## What to work on
Leave out any picture and return the remaining listing below exactly as given.

## Supplied material
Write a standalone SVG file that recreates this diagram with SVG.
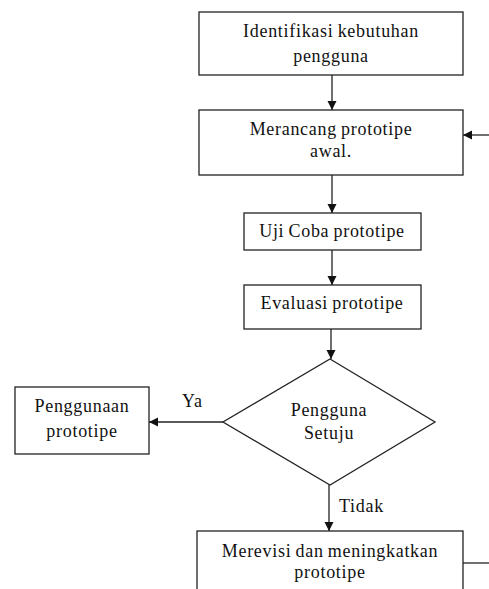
<svg xmlns="http://www.w3.org/2000/svg" width="489" height="589" viewBox="0 0 489 589">
<style>
.box{fill:#fff;stroke:#222;stroke-width:1.3}
.t{font-family:"Liberation Serif","Times New Roman",serif;font-size:18px;letter-spacing:0.7px;word-spacing:-1px;fill:#111;text-anchor:middle}
.l{font-family:"Liberation Serif","Times New Roman",serif;font-size:18px;letter-spacing:0.7px;fill:#111}
.c{stroke:#222;stroke-width:1.3;fill:none}
</style>
<defs>
<marker id="ah" markerWidth="10" markerHeight="10" refX="9" refY="5" orient="auto" markerUnits="userSpaceOnUse">
<path d="M0,0.5 L9,5 L0,9.5 Z" fill="#111"/>
</marker>
</defs>
<rect width="489" height="589" fill="#fff"/>
<g id="connectors">
<line class="c" x1="332" y1="75" x2="332" y2="110" marker-end="url(#ah)"/>
<line class="c" x1="489" y1="135" x2="463" y2="135" marker-end="url(#ah)"/>
<line class="c" x1="332" y1="175" x2="332" y2="213" marker-end="url(#ah)"/>
<line class="c" x1="332" y1="250" x2="332" y2="285" marker-end="url(#ah)"/>
<line class="c" x1="331" y1="329" x2="331" y2="359" marker-end="url(#ah)"/>
<line class="c" x1="223" y1="422" x2="149" y2="422" marker-end="url(#ah)"/>
<line class="c" x1="329" y1="485" x2="329" y2="531" marker-end="url(#ah)"/>
<line class="c" x1="463" y1="563" x2="489" y2="563"/>
<text class="l" x="182" y="407">Ya</text>
<text class="l" x="339" y="512">Tidak</text>
</g>
<g id="n1">
<rect class="box" x="199" y="12" width="264" height="63"/>
<text class="t" x="331" y="37">Identifikasi kebutuhan</text>
<text class="t" x="331" y="62">pengguna</text>
</g>
<g id="n2">
<rect class="box" x="199" y="110" width="264" height="65"/>
<text class="t" x="331" y="135">Merancang prototipe</text>
<text class="t" x="331" y="157">awal.</text>
</g>
<g id="n3">
<rect class="box" x="244" y="213" width="177" height="37"/>
<text class="t" x="332" y="237">Uji Coba prototipe</text>
</g>
<g id="n4">
<rect class="box" x="244" y="285" width="177" height="44"/>
<text class="t" x="332" y="309">Evaluasi prototipe</text>
</g>
<g id="n5">
<polygon class="box" points="330,359 435,422 330,485 223,422"/>
<text class="t" x="329" y="416">Pengguna</text>
<text class="t" x="329" y="439">Setuju</text>
</g>
<g id="n6">
<rect class="box" x="15" y="387" width="134" height="67"/>
<text class="t" x="82" y="412">Penggunaan</text>
<text class="t" x="82" y="437">prototipe</text>
</g>
<g id="n7">
<rect class="box" x="197" y="531" width="266" height="70"/>
<text class="t" x="330" y="557">Merevisi dan meningkatkan</text>
<text class="t" x="330" y="578">prototipe</text>
</g>
</svg>
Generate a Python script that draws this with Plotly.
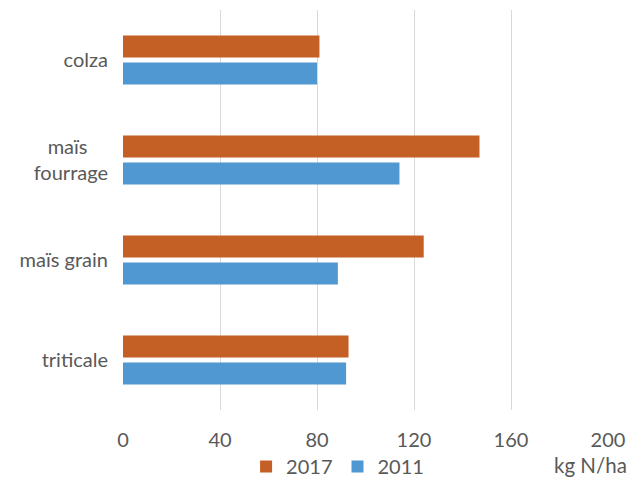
import plotly.graph_objects as go

categories = ["colza", "maïs\u00a0\u00a0\u00a0\u00a0<br>fourrage", "maïs grain", "triticale"]
values_2017 = [81, 147, 124, 93]
values_2011 = [80, 114, 88.6, 92]
x_ticks = [0, 40, 80, 120, 160, 200]

font_family = "Lato, 'Open Sans', sans-serif"
grey = "#595959"

fig = go.Figure()
fig.add_trace(go.Bar(y=categories, x=values_2017, name="2017", orientation="h",
                     marker=dict(color="#c45f26", line=dict(width=0))))
fig.add_trace(go.Bar(y=categories, x=values_2011, name="2011", orientation="h",
                     marker=dict(color="#4f98d2", line=dict(width=0))))

fig.update_layout(
    width=631, height=486,
    margin=dict(l=123, r=23, t=10, b=76, autoexpand=False),
    paper_bgcolor="white", plot_bgcolor="white",
    barmode="group", bargap=0.46, bargroupgap=0.18,
    font=dict(family=font_family, size=20, color=grey),
    showlegend=True,
    legend=dict(orientation="h", x=0.535, xanchor="center", xref="container",
                y=-0.014, yanchor="bottom", yref="container",
                traceorder="normal", font=dict(size=20, color=grey),
                itemwidth=30, tracegroupgap=0),
    xaxis=dict(range=[0, 200], tickvals=x_ticks, showgrid=True, gridcolor="#d9d9d9",
               gridwidth=1, zeroline=False, showline=False, ticks="",
               ticklabelstandoff=16, tickfont=dict(size=20, color=grey)),
    yaxis=dict(autorange="reversed", showgrid=False, zeroline=False, showline=False,
               ticks="", ticklabelstandoff=14, tickfont=dict(size=20, color=grey)),
    annotations=[dict(text="kg N/ha", x=1.0, xref="paper", xanchor="right", xshift=21,
                      y=-0.1375, yref="paper", yanchor="middle", showarrow=False,
                      font=dict(size=20.5, color=grey))],
)

fig.write_html("out.html")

## Solution
Write a standalone SVG file that recreates this diagram with SVG.
<svg xmlns="http://www.w3.org/2000/svg" width="489" height="589" viewBox="0 0 489 589">
<style>
.box{fill:#fff;stroke:#222;stroke-width:1.3}
.t{font-family:"Liberation Serif","Times New Roman",serif;font-size:18px;letter-spacing:0.7px;word-spacing:-1px;fill:#111;text-anchor:middle}
.l{font-family:"Liberation Serif","Times New Roman",serif;font-size:18px;letter-spacing:0.7px;fill:#111}
.c{stroke:#222;stroke-width:1.3;fill:none}
</style>
<defs>
<marker id="ah" markerWidth="10" markerHeight="10" refX="9" refY="5" orient="auto" markerUnits="userSpaceOnUse">
<path d="M0,0.5 L9,5 L0,9.5 Z" fill="#111"/>
</marker>
</defs>
<rect width="489" height="589" fill="#fff"/>
<g id="connectors">
<line class="c" x1="332" y1="75" x2="332" y2="110" marker-end="url(#ah)"/>
<line class="c" x1="489" y1="135" x2="463" y2="135" marker-end="url(#ah)"/>
<line class="c" x1="332" y1="175" x2="332" y2="213" marker-end="url(#ah)"/>
<line class="c" x1="332" y1="250" x2="332" y2="285" marker-end="url(#ah)"/>
<line class="c" x1="331" y1="329" x2="331" y2="359" marker-end="url(#ah)"/>
<line class="c" x1="223" y1="422" x2="149" y2="422" marker-end="url(#ah)"/>
<line class="c" x1="329" y1="485" x2="329" y2="531" marker-end="url(#ah)"/>
<line class="c" x1="463" y1="563" x2="489" y2="563"/>
<text class="l" x="182" y="407">Ya</text>
<text class="l" x="339" y="512">Tidak</text>
</g>
<g id="n1">
<rect class="box" x="199" y="12" width="264" height="63"/>
<text class="t" x="331" y="37">Identifikasi kebutuhan</text>
<text class="t" x="331" y="62">pengguna</text>
</g>
<g id="n2">
<rect class="box" x="199" y="110" width="264" height="65"/>
<text class="t" x="331" y="135">Merancang prototipe</text>
<text class="t" x="331" y="157">awal.</text>
</g>
<g id="n3">
<rect class="box" x="244" y="213" width="177" height="37"/>
<text class="t" x="332" y="237">Uji Coba prototipe</text>
</g>
<g id="n4">
<rect class="box" x="244" y="285" width="177" height="44"/>
<text class="t" x="332" y="309">Evaluasi prototipe</text>
</g>
<g id="n5">
<polygon class="box" points="330,359 435,422 330,485 223,422"/>
<text class="t" x="329" y="416">Pengguna</text>
<text class="t" x="329" y="439">Setuju</text>
</g>
<g id="n6">
<rect class="box" x="15" y="387" width="134" height="67"/>
<text class="t" x="82" y="412">Penggunaan</text>
<text class="t" x="82" y="437">prototipe</text>
</g>
<g id="n7">
<rect class="box" x="197" y="531" width="266" height="70"/>
<text class="t" x="330" y="557">Merevisi dan meningkatkan</text>
<text class="t" x="330" y="578">prototipe</text>
</g>
</svg>
Generate a Python script that draws this with Plotly.
import plotly.graph_objects as go

categories = ["colza", "maïs\u00a0\u00a0\u00a0\u00a0<br>fourrage", "maïs grain", "triticale"]
values_2017 = [81, 147, 124, 93]
values_2011 = [80, 114, 88.6, 92]
x_ticks = [0, 40, 80, 120, 160, 200]

font_family = "Lato, 'Open Sans', sans-serif"
grey = "#595959"

fig = go.Figure()
fig.add_trace(go.Bar(y=categories, x=values_2017, name="2017", orientation="h",
                     marker=dict(color="#c45f26", line=dict(width=0))))
fig.add_trace(go.Bar(y=categories, x=values_2011, name="2011", orientation="h",
                     marker=dict(color="#4f98d2", line=dict(width=0))))

fig.update_layout(
    width=631, height=486,
    margin=dict(l=123, r=23, t=10, b=76, autoexpand=False),
    paper_bgcolor="white", plot_bgcolor="white",
    barmode="group", bargap=0.46, bargroupgap=0.18,
    font=dict(family=font_family, size=20, color=grey),
    showlegend=True,
    legend=dict(orientation="h", x=0.535, xanchor="center", xref="container",
                y=-0.014, yanchor="bottom", yref="container",
                traceorder="normal", font=dict(size=20, color=grey),
                itemwidth=30, tracegroupgap=0),
    xaxis=dict(range=[0, 200], tickvals=x_ticks, showgrid=True, gridcolor="#d9d9d9",
               gridwidth=1, zeroline=False, showline=False, ticks="",
               ticklabelstandoff=16, tickfont=dict(size=20, color=grey)),
    yaxis=dict(autorange="reversed", showgrid=False, zeroline=False, showline=False,
               ticks="", ticklabelstandoff=14, tickfont=dict(size=20, color=grey)),
    annotations=[dict(text="kg N/ha", x=1.0, xref="paper", xanchor="right", xshift=21,
                      y=-0.1375, yref="paper", yanchor="middle", showarrow=False,
                      font=dict(size=20.5, color=grey))],
)

fig.write_html("out.html")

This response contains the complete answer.